In this book Stephen Mpofu does not claim any heroics. He had gone to Zambia in the early 1960’s clearly to seek an education and a good job in a free environment. It never occurred to him to go for military training alongside the many young people who came from troubled Rhodesia. He however never lost touch with the main characters in the liberation movement whom he openly supported in real life and in his writings. In fact, they counted him as one of their own.

In the final analysis, Stephen Mpofu is unique in that despite what he sees as his eventual sidelining in independent Zimbabwe, he does not break ranks with nationalist ethos. He remains positively within the ideals of self rule.

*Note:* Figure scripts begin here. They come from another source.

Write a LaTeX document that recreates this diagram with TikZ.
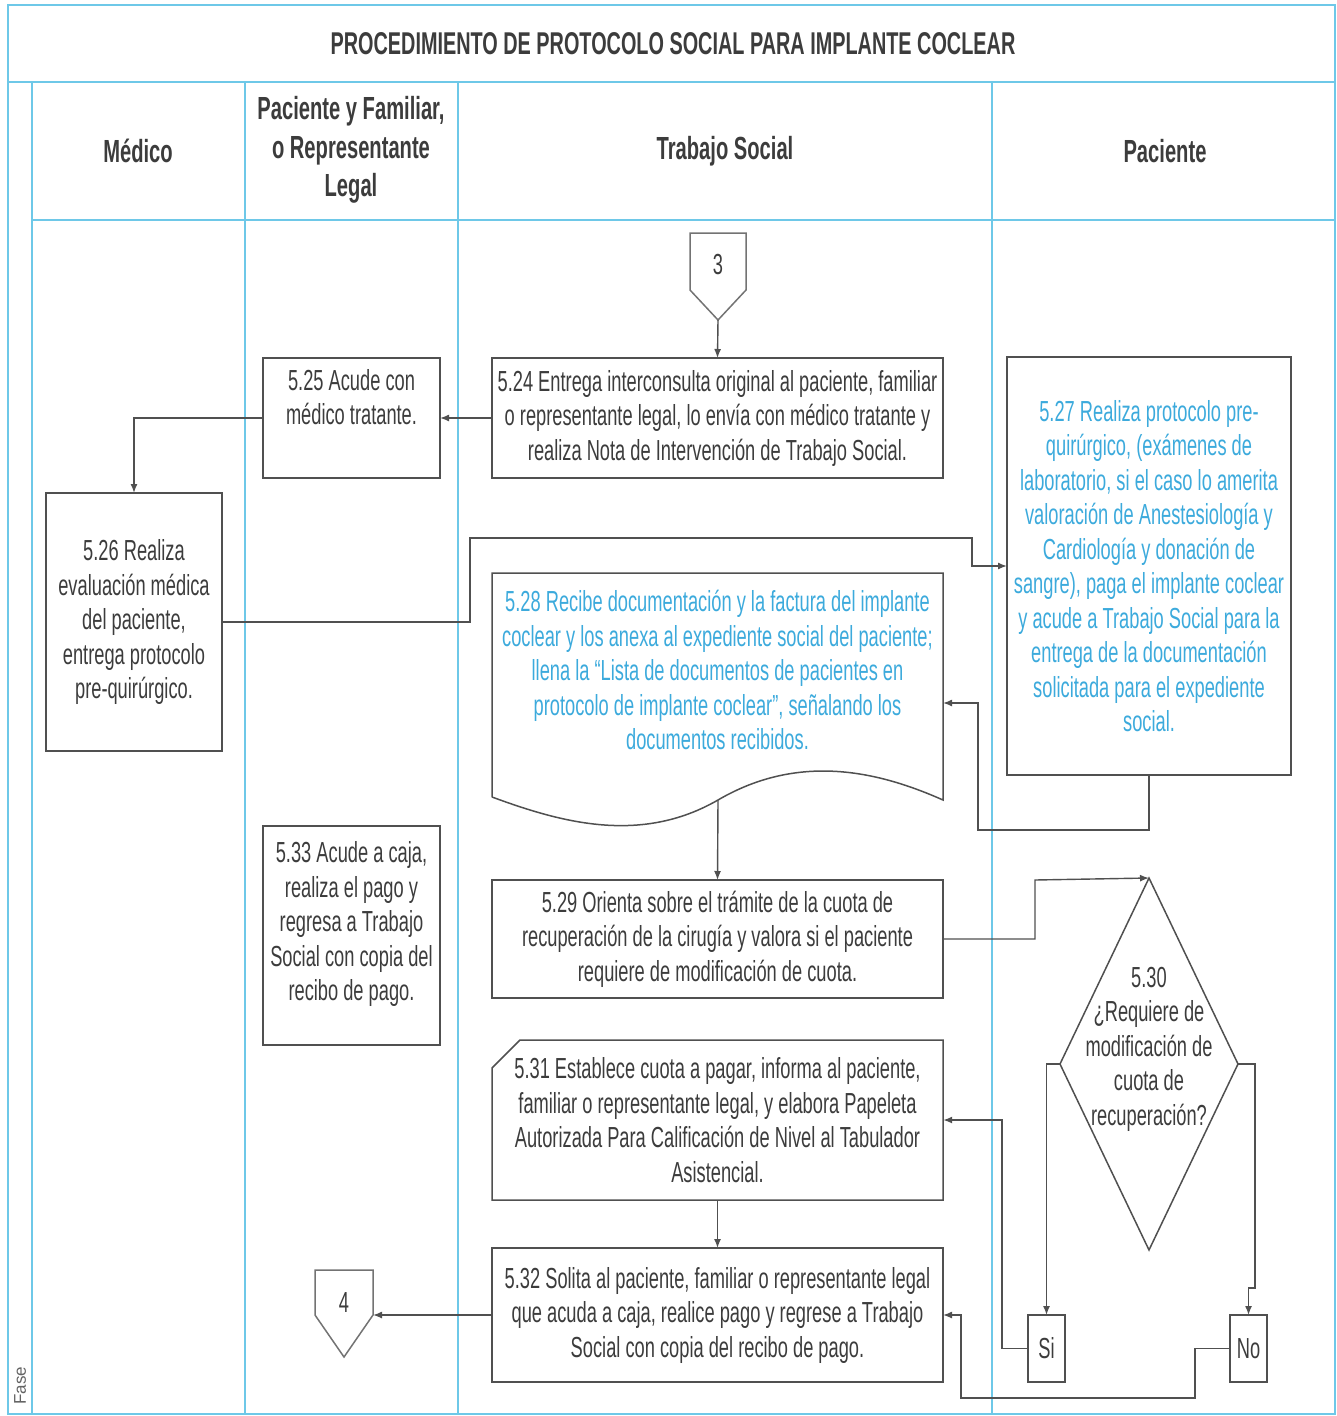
\documentclass[tikz,border=0pt]{standalone}
\usepackage{fontspec}
\setmainfont[FakeStretch=0.63]{Liberation Sans}
\newfontfamily\fasefont{Liberation Sans}
\usetikzlibrary{arrows.meta}
\definecolor{lane}{RGB}{110,200,232}
\definecolor{txt}{RGB}{60,60,60}
\definecolor{btxt}{RGB}{60,170,220}
\definecolor{edge}{RGB}{80,80,80}
\begin{document}
\begin{tikzpicture}[x=1pt,y=-1pt,
  lanel/.style={draw=lane,line width=1.3pt},
  box/.style={draw=edge,line width=1.5pt,rectangle,inner sep=0pt,outer sep=0pt,align=center,text=txt,font=\fontsize{29}{34.5}\selectfont},
  bbox/.style={box,text=btxt},
  shp/.style={draw=edge,line width=1.5pt},
  lbl/.style={inner sep=0pt,align=center,text=txt,font=\fontsize{29}{34.5}\selectfont},
  hdr/.style={inner sep=0pt,align=center,text=txt,font=\bfseries\fontsize{32}{38.5}\selectfont},
  arr/.style={draw=edge,line width=1.4pt,-{Latex[length=9pt,width=7pt]}},
  ln/.style={draw=edge,line width=1.4pt}]
\useasboundingbox (0,0) rectangle (1337,1416);
% frame and lanes
\draw[lanel] (8,5) -- (1335,5) -- (1335,1414) -- (8,1414) -- cycle;
\draw[lanel] (8,82) -- (1335,82);
\draw[lanel] (32,220) -- (1335,220);
\draw[lanel] (32,82) -- (32,1414);
\draw[lanel] (245,82) -- (245,1414);
\draw[lanel] (458,82) -- (458,1414);
\draw[lanel] (992,82) -- (992,1414);
\node[hdr,font=\bfseries\fontsize{31.5}{38}\selectfont] (title) at (673,44) {PROCEDIMIENTO DE PROTOCOLO SOCIAL PARA IMPLANTE COCLEAR};
\node[hdr] (hmed) at (138,151) {Médico};
\node[hdr] (hpf) at (351,150) {Paciente y Familiar,\\o Representante\\Legal};
\node[hdr] (hts) at (725,151) {Trabajo Social};
\node[hdr] (hpac) at (1165,151) {Paciente};
\node[inner sep=0pt,rotate=90,anchor=west,text=txt!80,font=\fasefont\fontsize{17}{20}\selectfont] (fase) at (20,1405) {Fase};

% connector 3
\draw[shp,draw=edge!80] (690,233) -- (746,233) -- (746,290) -- (718,320) -- (690,290) -- cycle;
\node[lbl] (c3) at (718,265) {3};
\coordinate (c3b) at (718,320);

% boxes
\node[box,minimum width=451,minimum height=120] (n524) at (717.5,418) {5.24 Entrega interconsulta original al paciente, familiar\\o representante legal, lo envía con médico tratante y\\realiza Nota de Intervención de Trabajo Social.};
\node[box,minimum width=177,minimum height=120] (n525) at (351.5,418) {};
\node[lbl] (t525) at (351.5,397) {5.25 Acude con\\médico tratante.};
\node[box,minimum width=176,minimum height=258] (n526) at (134,622) {5.26 Realiza\\evaluación médica\\del paciente,\\entrega protocolo\\pre-quirúrgico.};
\node[bbox,minimum width=284,minimum height=418] (n527) at (1149,566) {5.27 Realiza protocolo pre-\\quirúrgico, (exámenes de\\laboratorio, si el caso lo amerita\\valoración de Anestesiología y\\Cardiología y donación de\\sangre), paga el implante coclear\\y acude a Trabajo Social para la\\entrega de la documentación\\solicitada para el expediente\\social.};

% 5.28 document
\draw[shp] (492,797) -- (492,573) -- (943,573) -- (943,800)
  .. controls (880,772) and (800,752) .. (718,800)
  .. controls (640,845) and (560,822) .. (492,797);
\node[lbl,text=btxt] (n528) at (717.5,670) {5.28 Recibe documentación y la factura del implante\\coclear y los anexa al expediente social del paciente;\\llena la “Lista de documentos de pacientes en\\protocolo de implante coclear”, señalando los\\documentos recibidos.};
\coordinate (c528e) at (943,703);
\coordinate (c528b) at (718,800);

\node[box,minimum width=451,minimum height=118] (n529) at (717.5,939) {5.29 Orienta sobre el trámite de la cuota de\\recuperación de la cirugía y valora si el paciente\\requiere de modificación de cuota.};

% diamond 5.30
\draw[shp] (1149,878) -- (1238,1064) -- (1149,1250) -- (1060,1064) -- cycle;
\node[lbl] (n530) at (1149,1049) {5.30\\¿Requiere de\\modificación de\\cuota de\\recuperación?};
\coordinate (d530n) at (1149,878);
\coordinate (d530w) at (1060,1064);
\coordinate (d530e) at (1238,1064);

% 5.31 card
\draw[shp] (520,1040) -- (943,1040) -- (943,1200) -- (492,1200) -- (492,1068) -- cycle;
\node[lbl,minimum width=451,minimum height=160] (n531) at (717.5,1120) {5.31 Establece cuota a pagar, informa al paciente,\\familiar o representante legal, y elabora Papeleta\\Autorizada Para Calificación de Nivel al Tabulador\\Asistencial.};

\node[box,minimum width=451,minimum height=134] (n532) at (717.5,1315) {5.32 Solita al paciente, familiar o representante legal\\que acuda a caja, realice pago y regrese a Trabajo\\Social con copia del recibo de pago.};
\node[box,minimum width=177,minimum height=219] (n533) at (351.5,935.5) {};
\node[lbl] (t533) at (351.5,924) {5.33 Acude a caja,\\realiza el pago y\\regresa a Trabajo\\Social con copia del\\recibo de pago.};

\node[box,minimum width=37,minimum height=67] (nsi) at (1046.5,1348.5) {Si};
\node[box,minimum width=37,minimum height=67] (nno) at (1248.5,1348.5) {No};

% connector 4
\draw[shp,draw=edge!80] (315,1270) -- (373,1270) -- (373,1315) -- (344,1357) -- (315,1315) -- cycle;
\node[lbl] (c4) at (344,1303) {4};
\coordinate (c4e) at (373,1315);

% connectors
\draw[arr] (c3b) -- (n524.north);
\draw[arr] (n524.west) -- (n525.east);
\draw[arr] (n525.west) -| (n526.north);
\coordinate (k1) at (470,538);
\coordinate (k2) at (972,538);
\draw[arr] (n526.east) -| (k1) -- (k2) |- (n527.west);
\coordinate (k3) at (978,830);
\draw[arr] (n527.south) |- (k3) |- (c528e);
\draw[arr] (c528b) -- (n529.north);
\coordinate (k4) at (1035,880);
\draw[arr] (n529.east) -| (k4) -- (d530n);
\draw[arr] (d530w) -| (nsi.north);
\coordinate (k5) at (1255,1288);
\draw[arr] (d530e) -| (k5) -| (nno.north);
\coordinate (k6) at (1002,1120);
\draw[arr] (nsi.west) -| (k6) -- (n531.east);
\coordinate (k7) at (1195,1398);
\coordinate (k8) at (961,1315);
\draw[arr] (nno.west) -| (k7) -| (k8) -- (n532.east);
\draw[arr] (n531.south) -- (n532.north);
\draw[arr] (n532.west) -- (c4e);
\end{tikzpicture}
\end{document}
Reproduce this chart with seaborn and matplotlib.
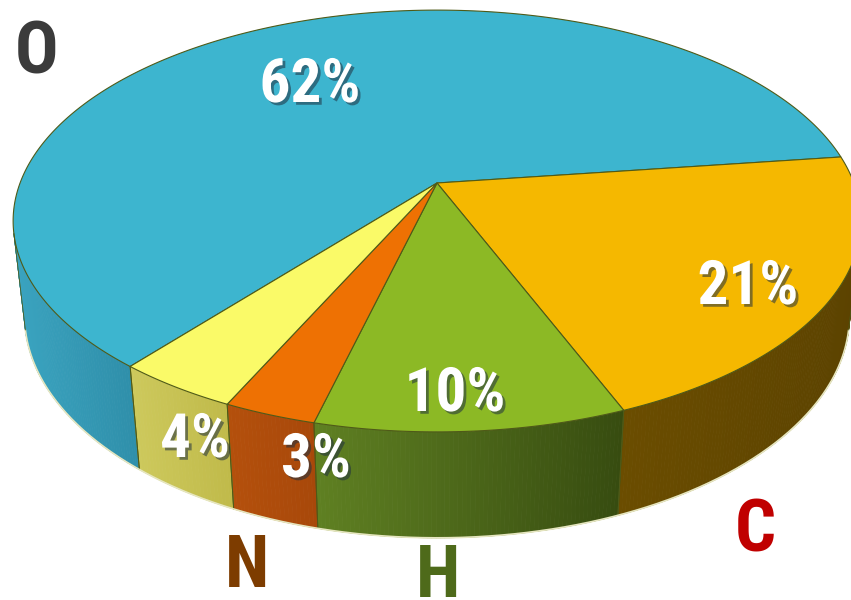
import numpy as np
import matplotlib
matplotlib.use("Agg")
import matplotlib.pyplot as plt
import matplotlib.patheffects as pe
from matplotlib.colors import to_rgb
import seaborn as sns

# ---------------- data ----------------
elements = ["O", "C", "H", "N", ""]
shares = [62, 21, 10, 3, 4]
pct_labels = ["62%", "21%", "10%", "3%", "4%"]

# ---------------- style ----------------
top_colors = ["#3db5cf", "#f5b800", "#8cb925", "#ee7103", "#fafa68"]
side_left = ["#3aa3bf", "#6b4d00", "#5f8022", "#b4500c", "#cdc95c"]
side_right = ["#2f8faa", "#5c4300", "#374c10", "#a8480a", "#c0ba4a"]
name_colors = ["#3b3b3b", "#c00000", "#4e6a1a", "#7d3c00", "#000000"]
edge_col = "#4f5a18"

sns.set_theme(style="white")
FONT = ["Roboto Condensed", "Archivo Narrow", "Barlow Condensed", "Liberation Sans", "DejaVu Sans"]
plt.rcParams["font.family"] = FONT

# ---------------- projection of a tilted cylinder ----------------
F, D, PHI, H = 2018.0, 4.84, np.radians(29.3), 0.265
CX, CY = 437.0, 183.0
cphi, sphi = np.cos(PHI), np.sin(PHI)


def proj(t_deg, z):
    t = np.radians(np.asarray(t_deg, dtype=float))
    z = np.asarray(z, dtype=float)
    x, y = np.cos(t), np.sin(t)
    depth = D + y * cphi - z * sphi
    return CX + F * x / depth, CY - F * (y * sphi + z * cphi) / depth


lim = np.degrees(np.arcsin(1.0 / (D * cphi)))
vis_lo, vis_hi = -180 + lim, -lim

fig = plt.figure(figsize=(8.51, 6.0), dpi=100)
ax = fig.add_axes([0, 0, 1, 1])
ax.set_xlim(0, 851)
ax.set_ylim(600, 0)
ax.axis("off")

# wedges run clockwise; O ends where C begins (at 7.5 deg)
cur = 7.5 + shares[0] * 3.6
bounds = []
for s in shares:
    bounds.append((cur, cur - s * 3.6))
    cur -= s * 3.6


def wrap(t):
    return (t + 180.0) % 360.0 - 180.0


# sides
for i, (t0, t1) in enumerate(bounds):
    # bring the wedge range into (-360, 360) windows overlapping the visible range
    for shift in (0.0, -360.0, 360.0):
        a, b = max(t1 + shift, vis_lo), min(t0 + shift, vis_hi)
        if a >= b:
            continue
        n = max(int((b - a) * 2), 4)
        ts = np.linspace(b, a, n + 1)
        cl, cr = np.array(to_rgb(side_left[i])), np.array(to_rgb(side_right[i]))
        x0, _ = proj(b, 0.0)
        x1, _ = proj(a, 0.0)
        for k in range(n):
            tt = np.array([ts[k], ts[k + 1]])
            xt, yt = proj(tt, 0.0)
            xb, yb = proj(tt, -H)
            px = [xt[0], xt[1], xb[1], xb[0]]
            py = [yt[0], yt[1], yb[1], yb[0]]
            xm = (xt[0] + xt[1]) / 2
            frac = np.clip((xm - x1) / (x0 - x1 + 1e-9), 0, 1)
            col = cl * (1 - frac) + cr * frac
            ax.fill(px, py, color=col, lw=0.6, ec=col, zorder=1)
    for tb in (t0, t1):
        tw = wrap(tb)
        if vis_lo < tw < vis_hi:
            xs, ys = proj([tw, tw], [0.0, -H])
            ax.plot(xs, ys, color=edge_col, lw=0.7, zorder=3)

# bottom rim and silhouettes
tb_all = np.linspace(vis_hi, vis_lo, 400)
xb, yb = proj(tb_all, -H)
ax.plot(xb, yb, color="#e6e6c0", lw=1.2, zorder=3)
for tv in (vis_lo, vis_hi):
    xs, ys = proj([tv, tv], [0.0, -H])
    ax.plot(xs, ys, color=edge_col, lw=0.6, zorder=3)

# tops
for i, (t0, t1) in enumerate(bounds):
    ts = np.linspace(t0, t1, max(int(abs(t0 - t1) * 2), 4))
    xr, yr = proj(ts, 0.0)
    px = np.concatenate([[CX], xr])
    py = np.concatenate([[CY], yr])
    ax.fill(px, py, color=top_colors[i], ec=edge_col, lw=0.8, zorder=2)

# percentage labels (x centre, baseline y)
pct_pos = [(310, 102), (748, 304), (455, 411), (316, 477), (195, 457)]
shadow = [pe.withSimplePatchShadow(offset=(2, -2), shadow_rgbFace="#203040", alpha=0.55)]
for lab, (x, y) in zip(pct_labels, pct_pos):
    ax.text(x, y, lab, color="white", fontsize=44, fontweight="bold",
            ha="center", va="baseline", zorder=5, path_effects=shadow)

# element names (x centre, baseline y)
name_pos = [(37, 74), (755, 551), (438, 597), (247, 587), None]
for el, col, pos in zip(elements, name_colors, name_pos):
    if not el:
        continue
    ax.text(pos[0], pos[1], el, color=col, fontsize=52, fontweight="bold",
            ha="center", va="baseline", zorder=5)

fig.savefig("out.png", dpi=100)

Stephen Mpofu was born in Mberengwa District. He trained at Africa Literature Centre, Zambia in 1963 and lived in exile in the neighbouring country for 17 years. From 1965 to 1980, he worked for The Times in Lusaka where he rose through the ranks to become Assistant Editor.He returned to Zimbabwe to become the first black News Editor of The Herald in 1981.He rose to become Senior Assistant Editor until 1987 when he became Sunday Mail Editor for two years.Mpofu was then moved to the Chronicle in Bulawayo where he headed the paper for 12 years until his retirement in 2001.He taught briefly in the Department of Journalism and Media Studies at the National University of Science and Technology and later left to concentrate on writing his latest book.He remains a writer, as he is a columnist at Chronicle while he is also a member of the Board of Directors at New Ziana. Creature at The Top is his third book after Shadows on the Horizon (1984) and Zambezi Waters run Still, a sociological novel published in 1996.